We are the peak of all life ever to have existed in the universe. At least to our knowledge. We have subjugated most of nature to our whims and have dominion over all the lands. We have changed our environments to suit our precise needs: we can have French croissants with fresh strawberry jam for breakfast, Moroccan Tajine for lunch, and Mexican Burritos for dinner with wine from any number of global locations.
We have successfully organised ourselves to collaborate with millions of others to bring healthcare, security, and instant light and heat to our fingertips.
Why then is there so much dissatisfaction?
Human suffering is all around us too. In fact, to be precise, the suffering that human’s cause is all around us. Not only do we hurt each other and ourselves, but the carnage we create on the animal kingdom is unprecedented in earth’s history.
More of us kill ourselves through suicide each year than all of those killed by war or violent crime put together. (Source: Sapiens by Yuval Noah Harari).
Why then do we behave so poorly and are so unhappy when we have so much perfection all around us and so much power of our own world?
This is not a new phenomenon, as Shakespeare (Hamlet) said:
“What a piece of work is man, how noble in reason, how infinite in faculty, in form and moving how express and admirable, In action how like an Angel, In apprehension how like a god, The beauty of the world, The paragon of animals. And yet to me, what is this quintessence of dust? Man delights not me; no, nor Woman neither; though by your smiling you seem to say so.”

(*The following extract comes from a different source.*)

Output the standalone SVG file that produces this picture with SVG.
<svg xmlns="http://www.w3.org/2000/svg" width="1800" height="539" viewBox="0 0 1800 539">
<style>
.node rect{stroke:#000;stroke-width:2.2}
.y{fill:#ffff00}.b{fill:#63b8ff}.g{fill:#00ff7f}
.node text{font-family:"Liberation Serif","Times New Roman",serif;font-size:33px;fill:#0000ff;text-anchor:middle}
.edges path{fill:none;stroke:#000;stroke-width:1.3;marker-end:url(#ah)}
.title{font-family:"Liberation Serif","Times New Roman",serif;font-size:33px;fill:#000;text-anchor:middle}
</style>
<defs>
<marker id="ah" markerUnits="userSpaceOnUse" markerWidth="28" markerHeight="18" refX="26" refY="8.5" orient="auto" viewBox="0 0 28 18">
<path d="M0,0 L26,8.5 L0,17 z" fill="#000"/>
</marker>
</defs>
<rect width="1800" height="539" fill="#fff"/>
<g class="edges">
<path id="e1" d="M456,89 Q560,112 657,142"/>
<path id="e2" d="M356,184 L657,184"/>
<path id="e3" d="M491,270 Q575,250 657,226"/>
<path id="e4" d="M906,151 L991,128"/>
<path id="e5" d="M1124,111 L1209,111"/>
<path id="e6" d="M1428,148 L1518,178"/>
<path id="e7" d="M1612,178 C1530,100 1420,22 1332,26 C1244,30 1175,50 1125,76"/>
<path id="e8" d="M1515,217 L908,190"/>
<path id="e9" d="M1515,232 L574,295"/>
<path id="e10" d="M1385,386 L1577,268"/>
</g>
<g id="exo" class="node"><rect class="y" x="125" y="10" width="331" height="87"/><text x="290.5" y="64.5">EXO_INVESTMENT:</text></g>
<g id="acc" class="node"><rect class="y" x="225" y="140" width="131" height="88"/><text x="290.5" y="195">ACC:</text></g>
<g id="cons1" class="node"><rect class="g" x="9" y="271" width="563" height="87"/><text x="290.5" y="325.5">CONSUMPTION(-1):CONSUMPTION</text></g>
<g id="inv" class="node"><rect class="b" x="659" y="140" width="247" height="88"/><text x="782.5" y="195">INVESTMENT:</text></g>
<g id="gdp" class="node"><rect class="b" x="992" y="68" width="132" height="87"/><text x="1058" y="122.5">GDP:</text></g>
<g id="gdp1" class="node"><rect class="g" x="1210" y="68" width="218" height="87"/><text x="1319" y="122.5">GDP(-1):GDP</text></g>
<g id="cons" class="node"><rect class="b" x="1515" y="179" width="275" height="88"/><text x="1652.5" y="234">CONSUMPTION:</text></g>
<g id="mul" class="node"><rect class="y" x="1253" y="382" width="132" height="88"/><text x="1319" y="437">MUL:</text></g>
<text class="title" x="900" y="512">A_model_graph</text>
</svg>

Is the progress we make creating happiness? Are the changes we are making to organisations inviting staff to be happier? What is the point of all this work, progress, and change, if not to bring happiness?
It turns out happiness is a state of mind.
Our behaviour changes when we change our internal state. Without changing that, we are moving deck chairs on the Titanic.
We are capable of being happy with what we have. I have found in my personal exploration of happiness, that it is not the constant change, or the gaining of new things, that makes me happier, it is in the remembering to be thankful for what I have now.
Being thankful for what we have now creates a state of bliss that allows us to see the perfection of the now. Without this, all the change we create is pointless.
Think of this when working with people in your organisation as part of ‘transformation’. Is the real transformation happening on the outside or the inside?